Вынос кумиров

Розанов Василий Васильевич

История католицизма едва ли не занимает собою до половины европейскую историю. То сочувствием, то борьбой и противодействием она входит в историю государств, наук, искусства, даже войн — как завоевание Англии норманнами. Католицизм сплелся со всем. Только в нем, в силу особых исторических обстоятельств, мы наблюдаем христианство свободным, тогда как во всех других своих разветвлениях, во всех остальных странах оно является связанным, обусловленным, частью внутренно несмелым, придерживаемым за края одежд. Один папа и его слуги говорят открыто свою волю, переча государствам, обществу, иногда игнорируя науку. До какой степени идеей свободы для себя, для «своих» проникнут католицизм, можно видеть из того, что священника католического не может лишить его сана даже папа: став еретиком, ренегатом, он не теряет «благодатных даров» однажды полученного священства. Это — царь без развенчания, вечный. Уже у мальчиков-семинаристов на макушке головы пробивается маленький, с величину монеты, кружок; и я не без удивления прочитал в католическом катехизисе, что это — очищенное от волос

место для короны

(тиары), общий знак всего католического духовенства. На этой неразрушимой царственности его членов основано одно мимолетное, но замечательное явление: на Западе теперь образовалось какое-то общество людей, служащих «черную обедню» («черную мессу»)… бесу, что ли, а всего вернее — какому-нибудь шуту и в каком-нибудь шутовстве. Ее как «мессу» может только служить священник, и это делает перебежчик, «продавший душу дьяволу». И администрация католическая об этом знает… но не чувствует себя в

силах отнять у него священство

. «Он удесятеренно ответит за это на том свете, он будет страшно судим как священник; но как

именно священник

, а не как частный человек; благодати священства он не может быть лишен

ни в здешнем мире, ни в загробном

». Это — последовательность.
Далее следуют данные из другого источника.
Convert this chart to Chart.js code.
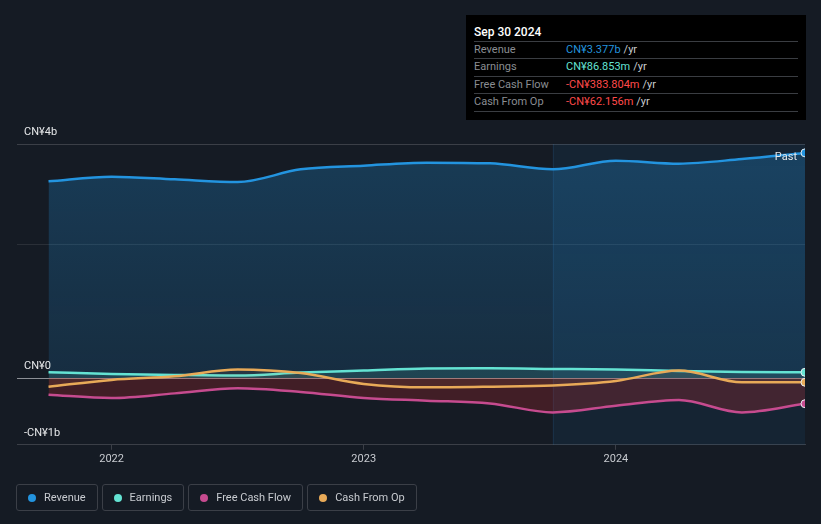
<!DOCTYPE html>
<html>
<head>
<meta charset="utf-8">
<script src="https://cdn.jsdelivr.net/npm/chart.js@4.4.1/dist/chart.umd.min.js"></script>
<style>
  body { margin: 0; background: #151b24; font-family: Roboto, "Noto Sans", sans-serif; }
  #wrap { position: relative; width: 821px; height: 524px; }
  #tip { position: absolute; left: 466px; top: 15px; width: 340px; height: 105px; background: #000; box-sizing: border-box; padding: 8px 8px 0 8px; font-size: 11px; }
  #tip .hd { color: #fff; font-size: 12px; font-weight: 500; height: 18px; line-height: 18px; border-bottom: 1px solid #3a3d42; }
  #tip .row { height: 16.4px; line-height: 16.4px; border-bottom: 1px solid #3a3d42; color: #8a8d92; display: flex; }
  #tip .row span.k { width: 92px; }
  #tip .row span.u { color: #c9ccd0; margin-left: 3px; }
  #legend { position: absolute; left: 16px; top: 484px; display: flex; gap: 4px; }
  #legend .it { border: 1px solid #3b3f47; border-radius: 3px; height: 27px; box-sizing: border-box; padding: 0 11px 0 11px; display: flex; align-items: center; color: #c8cbd0; font-size: 11px; }
  #legend .dot { width: 8px; height: 8px; border-radius: 50%; margin-right: 8px; }
</style>
</head>
<body>
<div id="wrap">
  <canvas id="chart" width="821" height="524"></canvas>
  <div id="tip"></div>
  <div id="legend"></div>
</div>
<script>
// quarter ends, Sep 2021 .. Sep 2024 (as decimal years)
const periods = [2021.75, 2022.0, 2022.25, 2022.5, 2022.75, 2023.0, 2023.25, 2023.5, 2023.75, 2024.0, 2024.25, 2024.5, 2024.75];
// values in CN¥ billions (trailing twelve months)
const revenue  = [2.95, 3.02, 2.98, 2.94, 3.13, 3.185, 3.23, 3.22, 3.13, 3.26, 3.215, 3.285, 3.377];
const earnings = [0.087, 0.063, 0.048, 0.038, 0.083, 0.113, 0.143, 0.147, 0.138, 0.128, 0.108, 0.093, 0.087];
const freeCashFlow = [-0.248, -0.298, -0.229, -0.153, -0.208, -0.298, -0.338, -0.379, -0.514, -0.414, -0.328, -0.514, -0.384];
const cashFromOp = [-0.128, -0.027, 0.027, 0.128, 0.075, -0.087, -0.138, -0.128, -0.11, -0.042, 0.113, -0.063, -0.062];

const seriesNames = ['Revenue', 'Earnings', 'Free Cash Flow', 'Cash From Op'];
const seriesColors = ['#2394df', '#64e3d3', '#c64b8f', '#e8aa58'];
const tipValues = ['CN¥3.377b', 'CN¥86.853m', '-CN¥383.804m', '-CN¥62.156m'];
const tipColors = ['#2394df', '#64e3d3', '#ff4a4a', '#ff4a4a'];

const xTickValues = [2022, 2023, 2024];
const yTickValues = [3.51, 0, -1];
const yTickLabels = ['CN¥4b', 'CN¥0', '-CN¥1b'];
const pastStart = 2023.75;

// tooltip box
var tip = document.getElementById('tip');
var html = '<div class="hd">Sep 30 2024</div>';
seriesNames.forEach(function (n, i) {
  html += '<div class="row"><span class="k">' + n + '</span><span style="color:' + tipColors[i] + '">' + tipValues[i] + '</span><span class="u">/yr</span></div>';
});
tip.innerHTML = html;

// legend
var legend = document.getElementById('legend');
seriesNames.forEach(function (n, i) {
  legend.innerHTML += '<div class="it"><span class="dot" style="background:' + seriesColors[i] + '"></span>' + n + '</div>';
});

function pts(arr) {
  return arr.map(function (v, i) { return { x: periods[i], y: v }; });
}
function endRadius() {
  return periods.map(function (p, i) { return i === periods.length - 1 ? 4 : 0; });
}

var ctx = document.getElementById('chart').getContext('2d');

function revenueFill(context) {
  var area = context.chart.chartArea;
  if (!area) return 'rgba(35,148,223,0.2)';
  var g = context.chart.ctx.createLinearGradient(0, area.top, 0, area.bottom);
  g.addColorStop(0, 'rgba(35,148,223,0.27)');
  g.addColorStop(1, 'rgba(35,148,223,0.12)');
  return g;
}

var overlay = {
  id: 'overlay',
  beforeDatasetsDraw: function (chart) {
    var c = chart.ctx, a = chart.chartArea, x = chart.scales.x;
    var px = x.getPixelForValue(pastStart);
    c.save();
    c.fillStyle = 'rgba(30,120,190,0.10)';
    c.fillRect(px, a.top, a.right - px, a.bottom - a.top);
    c.fillStyle = 'rgba(60,140,210,0.15)';
    c.fillRect(px, a.top, 1, a.bottom - a.top);
    c.restore();
  },
  afterDatasetsDraw: function (chart) {
    var c = chart.ctx, a = chart.chartArea, y = chart.scales.y;
    c.save();
    c.font = '11px Roboto, sans-serif';
    c.fillStyle = '#e6e8ea';
    c.textBaseline = 'middle';
    yTickValues.forEach(function (v, i) {
      c.fillText(yTickLabels[i], 24, y.getPixelForValue(v) - 12);
    });
    c.textAlign = 'right';
    c.fillText('Past', a.right - 8, y.getPixelForValue(revenue[revenue.length - 1]) + 4);
    c.restore();
  }
};

new Chart(ctx, {
  type: 'line',
  data: {
    datasets: [
      { label: seriesNames[0], data: pts(revenue), borderColor: seriesColors[0], backgroundColor: revenueFill, fill: 'origin', order: 4 },
      { label: seriesNames[1], data: pts(earnings), borderColor: seriesColors[1], backgroundColor: 'rgba(100,227,211,0.12)', fill: 'origin', order: 3 },
      { label: seriesNames[2], data: pts(freeCashFlow), borderColor: seriesColors[2], backgroundColor: 'rgba(210,40,45,0.24)', fill: 'origin', order: 2 },
      { label: seriesNames[3], data: pts(cashFromOp), borderColor: seriesColors[3], backgroundColor: 'rgba(232,170,88,0.08)', fill: 'origin', order: 1 }
    ].map(function (d, i) {
      d.borderWidth = 2.5;
      d.cubicInterpolationMode = 'monotone';
      d.pointRadius = endRadius();
      d.pointBackgroundColor = seriesColors[i];
      d.pointBorderColor = '#e8eef2';
      d.pointBorderWidth = 1;
      return d;
    })
  },
  options: {
    responsive: false,
    animation: false,
    events: [],
    layout: { padding: { left: 17, right: 16, top: 144, bottom: 55 } },
    plugins: { legend: { display: false }, tooltip: { enabled: false } },
    scales: {
      x: {
        type: 'linear',
        min: 2021.625,
        max: 2024.75,
        afterBuildTicks: function (s) { s.ticks = xTickValues.map(function (v) { return { value: v }; }); },
        ticks: { color: '#c8cbd0', font: { family: 'Roboto', size: 11 }, padding: 3, maxRotation: 0, callback: function (v) { return String(v); } },
        grid: { drawOnChartArea: false, color: '#3b3f47', tickLength: 5 },
        border: { color: '#3b3f47', width: 1 }
      },
      y: {
        min: -1,
        max: 3.51,
        afterBuildTicks: function (s) { s.ticks = [-1, 0, 2, 3.51].map(function (v) { return { value: v }; }); },
        ticks: { display: false },
        grid: {
          drawTicks: false,
          color: function (c) {
            var v = c.tick.value;
            if (v === 0) return '#8d9096';
            if (v === 2) return 'rgba(255,255,255,0.09)';
            return '#3b3f47';
          }
        },
        border: { display: false }
      }
    }
  },
  plugins: [overlay]
});
</script>
</body>
</html>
Католическая история сильна, ярка и последовательна. Тем интереснее она для наблюдения. Чтобы постигнуть поэзию, надо изучать поэта на воле, а не то чтобы слушать его темничные «воздыхания», не перечитывать главы из «I mei prisoni» (Сильвио Пеллико)… Такие-то «свободные песни» христианства мы и слушаем на Западе, в странах лиловых епископов и красных кардиналов.

* * *

Года три назад я пересекал Рижский залив. Пароход «Император Николай II» проходил по самой середине залива, мимо крошечного острова Руно, чуть-чуть видевшегося купами дерев на водяном горизонте. Среди пассажиров слышался говор о нем:

— Он населен почти одичавшим населением, латышами ли или немцами. Они ловят рыбу и занимаются огородничеством. Только раз в год, в самую стужу зимы, они приезжают по льду в Ригу и, закупив чтó нужно на целый год, возвращаются. Так как остров мал и беден, то пароходы никогда туда не заходят, а владельцы острова не имеют ничего, кроме рыбачьих лодок, на которых нельзя отважиться в море. Поэтому никто их никогда не видит, не посещает, и они сами никого не видят, кроме Риги и рижан единственный раз в год.